Start AVAILABLE DATA

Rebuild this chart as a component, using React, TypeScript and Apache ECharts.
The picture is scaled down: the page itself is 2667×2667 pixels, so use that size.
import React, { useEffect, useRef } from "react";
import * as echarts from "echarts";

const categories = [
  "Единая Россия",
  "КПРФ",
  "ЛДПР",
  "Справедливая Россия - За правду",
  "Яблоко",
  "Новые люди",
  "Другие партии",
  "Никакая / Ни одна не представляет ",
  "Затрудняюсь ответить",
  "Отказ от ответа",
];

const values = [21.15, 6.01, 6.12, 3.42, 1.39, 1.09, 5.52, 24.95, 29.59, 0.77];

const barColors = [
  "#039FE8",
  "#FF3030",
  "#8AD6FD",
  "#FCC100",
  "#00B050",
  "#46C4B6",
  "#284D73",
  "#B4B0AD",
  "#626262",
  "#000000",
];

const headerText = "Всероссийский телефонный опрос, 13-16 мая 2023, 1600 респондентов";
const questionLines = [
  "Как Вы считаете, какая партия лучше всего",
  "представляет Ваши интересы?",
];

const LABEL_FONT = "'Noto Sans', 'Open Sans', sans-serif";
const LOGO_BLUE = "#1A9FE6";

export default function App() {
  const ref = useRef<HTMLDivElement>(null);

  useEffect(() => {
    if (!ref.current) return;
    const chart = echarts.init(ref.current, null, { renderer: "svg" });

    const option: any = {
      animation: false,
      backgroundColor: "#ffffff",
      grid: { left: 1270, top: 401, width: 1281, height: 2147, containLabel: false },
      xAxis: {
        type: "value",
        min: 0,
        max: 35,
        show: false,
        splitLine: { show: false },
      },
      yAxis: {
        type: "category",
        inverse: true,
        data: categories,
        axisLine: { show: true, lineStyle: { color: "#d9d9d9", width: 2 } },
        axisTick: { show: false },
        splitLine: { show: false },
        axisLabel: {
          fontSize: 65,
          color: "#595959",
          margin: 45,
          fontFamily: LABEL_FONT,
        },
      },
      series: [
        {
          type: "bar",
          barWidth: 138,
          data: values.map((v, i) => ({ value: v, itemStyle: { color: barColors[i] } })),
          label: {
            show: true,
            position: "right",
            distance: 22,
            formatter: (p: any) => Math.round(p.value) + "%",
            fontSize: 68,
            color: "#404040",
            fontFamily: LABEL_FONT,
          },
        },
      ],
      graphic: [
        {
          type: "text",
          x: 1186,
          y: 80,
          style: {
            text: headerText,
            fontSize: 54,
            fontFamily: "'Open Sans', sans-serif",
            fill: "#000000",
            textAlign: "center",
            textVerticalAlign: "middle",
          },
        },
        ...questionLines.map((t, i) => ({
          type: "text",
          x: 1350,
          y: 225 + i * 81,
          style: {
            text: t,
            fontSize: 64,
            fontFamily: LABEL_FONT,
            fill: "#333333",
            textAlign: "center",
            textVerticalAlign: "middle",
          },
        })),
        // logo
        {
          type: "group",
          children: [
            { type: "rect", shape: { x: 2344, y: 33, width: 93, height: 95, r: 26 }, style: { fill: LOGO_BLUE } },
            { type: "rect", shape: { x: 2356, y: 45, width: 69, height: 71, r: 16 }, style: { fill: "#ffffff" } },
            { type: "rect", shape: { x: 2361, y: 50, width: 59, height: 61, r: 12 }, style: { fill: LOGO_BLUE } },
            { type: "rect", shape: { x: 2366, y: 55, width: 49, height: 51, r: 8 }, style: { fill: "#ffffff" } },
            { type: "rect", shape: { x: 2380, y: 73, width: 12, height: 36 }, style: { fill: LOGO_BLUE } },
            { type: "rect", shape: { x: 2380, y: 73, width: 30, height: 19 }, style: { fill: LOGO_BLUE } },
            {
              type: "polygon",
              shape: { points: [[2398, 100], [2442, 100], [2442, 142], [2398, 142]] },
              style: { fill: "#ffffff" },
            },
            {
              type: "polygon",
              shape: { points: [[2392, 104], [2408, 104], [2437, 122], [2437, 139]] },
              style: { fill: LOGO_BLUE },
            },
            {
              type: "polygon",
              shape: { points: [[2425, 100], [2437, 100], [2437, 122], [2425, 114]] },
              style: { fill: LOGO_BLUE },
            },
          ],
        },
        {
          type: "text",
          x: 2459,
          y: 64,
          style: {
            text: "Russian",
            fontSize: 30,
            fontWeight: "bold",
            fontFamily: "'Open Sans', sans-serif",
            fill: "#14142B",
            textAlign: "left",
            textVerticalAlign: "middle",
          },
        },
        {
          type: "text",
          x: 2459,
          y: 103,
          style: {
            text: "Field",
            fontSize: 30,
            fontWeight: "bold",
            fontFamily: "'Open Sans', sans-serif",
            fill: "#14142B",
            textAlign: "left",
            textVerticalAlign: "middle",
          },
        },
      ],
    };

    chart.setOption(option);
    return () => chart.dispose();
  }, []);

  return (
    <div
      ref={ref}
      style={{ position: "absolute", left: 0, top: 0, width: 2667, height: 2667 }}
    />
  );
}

End AVAILABLE DATA

**WORK TO DO:** Between the line containing "The picture is" and the line containing "import * as" lies the part to return. Return it exactly, counting both of those lines.

**TASK ANSWER:**
The picture is scaled down: the page itself is 2667×2667 pixels, so use that size.
import React, { useEffect, useRef } from "react";
import * as echarts from "echarts";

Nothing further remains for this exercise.